----- SUPPLIED MATERIAL -----
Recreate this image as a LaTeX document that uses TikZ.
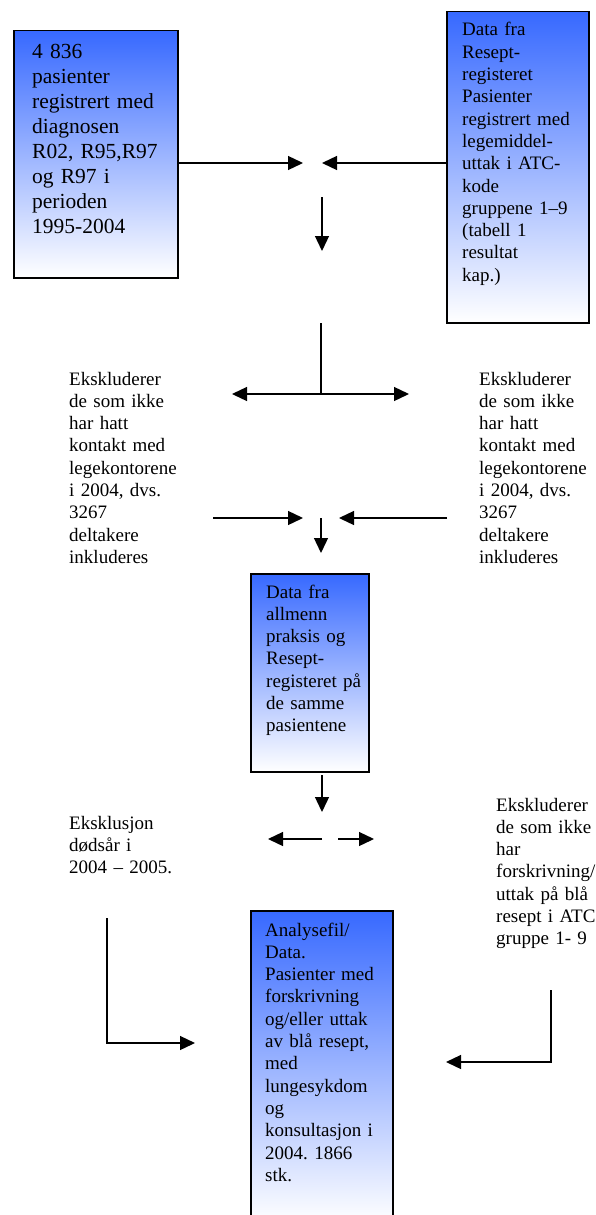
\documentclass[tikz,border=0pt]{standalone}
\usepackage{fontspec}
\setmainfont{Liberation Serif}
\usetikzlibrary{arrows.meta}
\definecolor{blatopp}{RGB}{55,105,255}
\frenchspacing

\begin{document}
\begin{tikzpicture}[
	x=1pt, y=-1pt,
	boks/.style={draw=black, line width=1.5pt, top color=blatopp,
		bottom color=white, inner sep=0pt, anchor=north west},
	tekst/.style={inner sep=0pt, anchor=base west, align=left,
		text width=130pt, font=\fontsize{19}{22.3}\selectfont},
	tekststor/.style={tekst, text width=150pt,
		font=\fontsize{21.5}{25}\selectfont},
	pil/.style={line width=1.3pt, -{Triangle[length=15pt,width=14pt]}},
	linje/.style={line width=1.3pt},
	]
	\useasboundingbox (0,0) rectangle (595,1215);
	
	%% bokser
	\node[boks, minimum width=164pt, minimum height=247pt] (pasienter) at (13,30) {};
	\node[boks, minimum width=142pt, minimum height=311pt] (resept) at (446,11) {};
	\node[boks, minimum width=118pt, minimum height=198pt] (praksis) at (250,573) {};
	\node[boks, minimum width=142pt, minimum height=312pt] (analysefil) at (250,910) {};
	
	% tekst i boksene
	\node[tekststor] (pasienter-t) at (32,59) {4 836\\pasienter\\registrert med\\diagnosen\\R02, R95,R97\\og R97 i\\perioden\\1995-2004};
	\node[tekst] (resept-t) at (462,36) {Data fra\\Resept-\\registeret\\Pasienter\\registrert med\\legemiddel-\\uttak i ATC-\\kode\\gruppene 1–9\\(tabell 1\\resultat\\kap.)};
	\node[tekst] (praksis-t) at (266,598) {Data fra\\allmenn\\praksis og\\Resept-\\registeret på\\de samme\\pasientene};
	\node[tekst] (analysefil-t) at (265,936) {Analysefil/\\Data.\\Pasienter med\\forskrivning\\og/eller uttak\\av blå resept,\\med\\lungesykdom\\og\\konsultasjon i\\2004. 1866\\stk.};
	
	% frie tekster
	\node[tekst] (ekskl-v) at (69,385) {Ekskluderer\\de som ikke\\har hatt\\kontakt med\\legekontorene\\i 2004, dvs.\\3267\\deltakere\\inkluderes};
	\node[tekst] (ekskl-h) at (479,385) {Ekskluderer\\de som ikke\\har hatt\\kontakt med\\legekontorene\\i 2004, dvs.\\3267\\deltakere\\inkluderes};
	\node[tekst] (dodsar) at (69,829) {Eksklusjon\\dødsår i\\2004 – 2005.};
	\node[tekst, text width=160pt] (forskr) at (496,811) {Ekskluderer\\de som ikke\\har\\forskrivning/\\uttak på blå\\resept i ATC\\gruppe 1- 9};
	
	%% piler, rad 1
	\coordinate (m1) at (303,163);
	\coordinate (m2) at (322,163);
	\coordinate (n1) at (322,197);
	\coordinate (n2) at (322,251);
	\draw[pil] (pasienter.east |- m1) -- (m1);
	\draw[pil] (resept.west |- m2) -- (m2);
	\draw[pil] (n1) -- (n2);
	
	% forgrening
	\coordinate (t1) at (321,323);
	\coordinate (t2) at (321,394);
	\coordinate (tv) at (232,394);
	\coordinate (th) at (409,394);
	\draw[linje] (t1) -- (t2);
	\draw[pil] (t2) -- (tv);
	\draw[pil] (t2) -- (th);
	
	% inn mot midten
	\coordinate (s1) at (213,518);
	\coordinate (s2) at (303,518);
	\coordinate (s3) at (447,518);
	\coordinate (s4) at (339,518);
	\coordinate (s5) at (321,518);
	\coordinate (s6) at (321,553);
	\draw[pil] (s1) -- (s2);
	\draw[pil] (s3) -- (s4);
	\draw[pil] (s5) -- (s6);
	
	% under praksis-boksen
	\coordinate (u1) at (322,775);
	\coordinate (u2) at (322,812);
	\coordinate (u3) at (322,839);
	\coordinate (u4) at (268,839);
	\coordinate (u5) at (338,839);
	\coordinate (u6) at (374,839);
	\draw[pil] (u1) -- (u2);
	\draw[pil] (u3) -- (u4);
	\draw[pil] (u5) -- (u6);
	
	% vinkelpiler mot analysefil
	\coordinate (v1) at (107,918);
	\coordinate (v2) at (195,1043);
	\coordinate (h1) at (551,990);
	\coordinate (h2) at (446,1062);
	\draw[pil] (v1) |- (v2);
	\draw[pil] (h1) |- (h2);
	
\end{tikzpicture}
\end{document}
-----
----- SUPPLIED MATERIAL -----
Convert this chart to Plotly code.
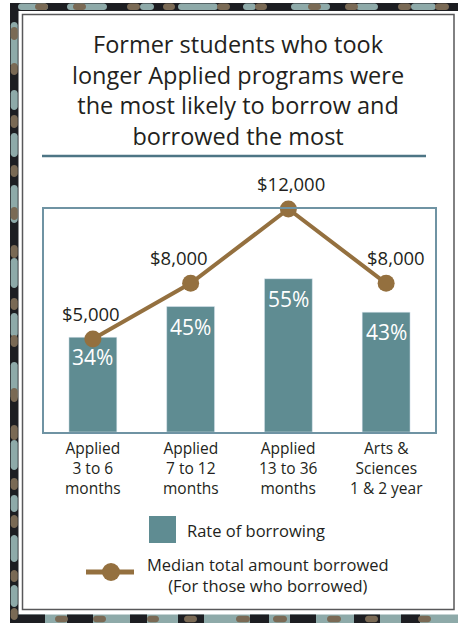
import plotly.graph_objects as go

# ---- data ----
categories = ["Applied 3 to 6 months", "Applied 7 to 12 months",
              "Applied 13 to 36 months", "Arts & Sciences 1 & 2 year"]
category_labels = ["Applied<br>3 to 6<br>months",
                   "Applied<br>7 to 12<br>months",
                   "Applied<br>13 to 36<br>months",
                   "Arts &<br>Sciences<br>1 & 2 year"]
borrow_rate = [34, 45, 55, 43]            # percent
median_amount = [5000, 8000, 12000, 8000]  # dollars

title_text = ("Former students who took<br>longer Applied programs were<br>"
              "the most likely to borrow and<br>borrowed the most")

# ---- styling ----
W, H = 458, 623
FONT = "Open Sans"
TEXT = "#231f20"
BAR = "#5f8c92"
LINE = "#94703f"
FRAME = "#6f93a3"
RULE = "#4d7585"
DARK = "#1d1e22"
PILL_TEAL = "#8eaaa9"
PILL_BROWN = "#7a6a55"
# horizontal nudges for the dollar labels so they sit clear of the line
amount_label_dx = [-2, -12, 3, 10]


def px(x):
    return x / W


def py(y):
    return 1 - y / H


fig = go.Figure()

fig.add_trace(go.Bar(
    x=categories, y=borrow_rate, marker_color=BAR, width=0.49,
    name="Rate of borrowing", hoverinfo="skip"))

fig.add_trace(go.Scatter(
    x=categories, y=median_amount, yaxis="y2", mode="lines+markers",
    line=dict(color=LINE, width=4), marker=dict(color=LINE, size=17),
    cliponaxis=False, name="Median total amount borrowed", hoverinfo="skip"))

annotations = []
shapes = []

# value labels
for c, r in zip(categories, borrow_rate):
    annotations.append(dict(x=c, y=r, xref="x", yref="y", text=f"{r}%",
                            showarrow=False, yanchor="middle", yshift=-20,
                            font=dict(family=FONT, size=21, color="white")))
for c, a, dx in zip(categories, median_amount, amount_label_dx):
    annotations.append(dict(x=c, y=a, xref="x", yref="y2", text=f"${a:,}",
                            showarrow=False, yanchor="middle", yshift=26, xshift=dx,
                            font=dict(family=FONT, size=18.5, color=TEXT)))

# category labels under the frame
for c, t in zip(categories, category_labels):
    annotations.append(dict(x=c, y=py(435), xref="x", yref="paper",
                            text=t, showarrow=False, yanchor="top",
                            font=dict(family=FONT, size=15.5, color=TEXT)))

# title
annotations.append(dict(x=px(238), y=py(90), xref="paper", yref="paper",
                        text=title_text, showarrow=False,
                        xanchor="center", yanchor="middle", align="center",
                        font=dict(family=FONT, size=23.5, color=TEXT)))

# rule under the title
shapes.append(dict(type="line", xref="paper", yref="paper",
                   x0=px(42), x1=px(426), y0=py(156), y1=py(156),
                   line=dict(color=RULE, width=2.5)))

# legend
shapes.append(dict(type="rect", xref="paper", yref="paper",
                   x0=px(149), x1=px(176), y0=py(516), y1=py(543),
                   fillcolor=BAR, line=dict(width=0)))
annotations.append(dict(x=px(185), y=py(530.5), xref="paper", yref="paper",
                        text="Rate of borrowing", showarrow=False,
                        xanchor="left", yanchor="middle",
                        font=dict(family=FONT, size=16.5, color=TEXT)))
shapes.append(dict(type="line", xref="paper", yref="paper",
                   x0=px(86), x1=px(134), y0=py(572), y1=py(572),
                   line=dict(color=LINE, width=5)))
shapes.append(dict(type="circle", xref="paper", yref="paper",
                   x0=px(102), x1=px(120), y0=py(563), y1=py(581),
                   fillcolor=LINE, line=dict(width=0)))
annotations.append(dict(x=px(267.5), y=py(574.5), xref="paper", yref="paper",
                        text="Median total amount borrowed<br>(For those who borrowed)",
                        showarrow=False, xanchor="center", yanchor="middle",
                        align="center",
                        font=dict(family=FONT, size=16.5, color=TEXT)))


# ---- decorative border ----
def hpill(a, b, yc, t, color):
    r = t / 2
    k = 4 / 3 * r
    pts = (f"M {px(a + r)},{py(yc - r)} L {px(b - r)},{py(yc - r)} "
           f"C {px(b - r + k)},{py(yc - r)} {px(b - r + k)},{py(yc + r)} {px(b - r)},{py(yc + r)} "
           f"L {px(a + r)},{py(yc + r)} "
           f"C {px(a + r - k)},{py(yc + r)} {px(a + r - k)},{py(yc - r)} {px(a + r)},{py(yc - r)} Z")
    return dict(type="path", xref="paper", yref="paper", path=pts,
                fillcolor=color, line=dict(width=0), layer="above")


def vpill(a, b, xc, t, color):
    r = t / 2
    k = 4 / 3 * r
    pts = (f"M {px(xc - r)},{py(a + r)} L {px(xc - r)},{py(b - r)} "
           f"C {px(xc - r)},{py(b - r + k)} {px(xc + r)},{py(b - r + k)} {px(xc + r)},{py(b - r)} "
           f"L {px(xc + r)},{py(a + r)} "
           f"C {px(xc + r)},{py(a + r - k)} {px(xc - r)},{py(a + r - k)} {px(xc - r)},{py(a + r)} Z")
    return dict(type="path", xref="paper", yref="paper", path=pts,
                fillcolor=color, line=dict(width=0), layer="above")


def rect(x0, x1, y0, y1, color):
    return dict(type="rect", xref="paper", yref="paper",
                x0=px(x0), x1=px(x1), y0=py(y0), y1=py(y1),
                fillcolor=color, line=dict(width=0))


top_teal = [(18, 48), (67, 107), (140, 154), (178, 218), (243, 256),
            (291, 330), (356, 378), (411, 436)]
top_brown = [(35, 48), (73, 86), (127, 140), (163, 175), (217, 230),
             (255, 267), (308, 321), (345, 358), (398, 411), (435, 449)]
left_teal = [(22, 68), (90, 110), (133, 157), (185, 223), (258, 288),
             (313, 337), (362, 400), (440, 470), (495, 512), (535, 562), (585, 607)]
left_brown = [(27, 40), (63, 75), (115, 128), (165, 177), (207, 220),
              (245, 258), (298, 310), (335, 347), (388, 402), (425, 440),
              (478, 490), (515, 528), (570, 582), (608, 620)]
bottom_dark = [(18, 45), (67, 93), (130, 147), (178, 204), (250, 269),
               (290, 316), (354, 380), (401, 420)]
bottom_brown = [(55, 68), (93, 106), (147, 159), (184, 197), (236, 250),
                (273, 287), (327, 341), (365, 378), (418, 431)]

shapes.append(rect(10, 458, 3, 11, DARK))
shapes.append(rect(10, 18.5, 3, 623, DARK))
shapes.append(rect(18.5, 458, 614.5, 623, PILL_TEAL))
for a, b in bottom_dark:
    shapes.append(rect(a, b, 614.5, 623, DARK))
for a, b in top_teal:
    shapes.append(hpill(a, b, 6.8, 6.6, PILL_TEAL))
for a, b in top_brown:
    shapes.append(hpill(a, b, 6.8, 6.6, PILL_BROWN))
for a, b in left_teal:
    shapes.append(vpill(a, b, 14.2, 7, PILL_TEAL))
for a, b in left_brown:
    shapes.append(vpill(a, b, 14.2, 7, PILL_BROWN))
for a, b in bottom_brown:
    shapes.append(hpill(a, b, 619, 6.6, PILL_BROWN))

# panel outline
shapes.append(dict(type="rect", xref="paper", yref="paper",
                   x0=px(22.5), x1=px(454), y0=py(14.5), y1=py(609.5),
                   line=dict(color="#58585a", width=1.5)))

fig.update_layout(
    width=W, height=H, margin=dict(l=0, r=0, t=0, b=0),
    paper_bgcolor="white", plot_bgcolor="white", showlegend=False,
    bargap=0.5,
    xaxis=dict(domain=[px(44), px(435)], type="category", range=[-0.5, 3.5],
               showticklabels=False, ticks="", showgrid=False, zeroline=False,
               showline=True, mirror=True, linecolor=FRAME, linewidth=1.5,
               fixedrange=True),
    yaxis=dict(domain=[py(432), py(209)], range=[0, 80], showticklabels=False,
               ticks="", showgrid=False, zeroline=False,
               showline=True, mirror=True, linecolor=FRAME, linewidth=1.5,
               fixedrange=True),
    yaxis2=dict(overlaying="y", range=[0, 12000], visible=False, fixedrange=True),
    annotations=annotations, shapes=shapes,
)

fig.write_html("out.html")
-----
■ AIM OF THE TASK ■
Copy exactly the stretch of lines that starts at the line holding "Convert this chart to Plotly code." and ends at the line holding "import plotly.graph_objects as go". Drop the pictures.

■ WRITTEN SOLUTION ■
Convert this chart to Plotly code.
import plotly.graph_objects as go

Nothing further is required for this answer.